The developer of the pipeline can customize the content of the outputs directory (see Output directory customization for more information). So, you might see more directories inside that directory.

Info

scripts direcotry is used by Kronos to store and manage the scripts and should not be modified.

Info

Sentinel files mark the successful completion of a task in the pipeline. sentinels directory is simply used for stoing these files.

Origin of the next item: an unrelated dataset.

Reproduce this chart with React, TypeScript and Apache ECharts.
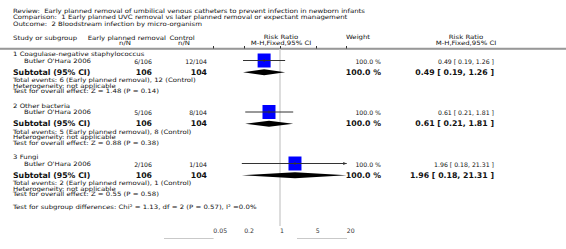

How can I relaunch a pipeline?

If you have run a pipeline and it has stopped at some point for any reason, e.g. a breakpoint or an error, you can re-run it from where it left off. For that purpose, simply use the exact same command you used in the first place but only make sure that you also pass the run ID of the first run to the input option -r.

Note

If you forget to pass the run ID or pass a nonexistent run ID by mistake, Kronos considers that as a new run and launches the pipeline from scratch. This will not overwrite your previous results.

Tip

If you want to relaunch a pipeline from an arbitrary task (that already has a sentinel file), you need to go to the sentinels directory and delete the sentinel file corresponding to that task. Then relaunch the pipeline as mentioned above. Remember that all the next tasks that have connections to this task will also be re-run regardless of whether or not they have a sentinel file. The reason for this is that Kronos checks the timestamp of the sentinels and if the sentinels of the next task are outdated compared to the current task, it will re-run them too.

Tip

If you want to run a part of a pipeline between two tasks (two breakpoints) for several times, each time you need to delete the sentinel files of the tasks between the two breakpoints as well as the sentinel file of the second breakpoint. In the new version, we’re working on making this easier by eliminatig the need to delete these sentinels each time.

Tip

A sentinel file name looks like TASK_i__sentinel_file. For the breakpoints, the sentinel file name looks like __BREAK_POINT_TASK_i__sentinel_file.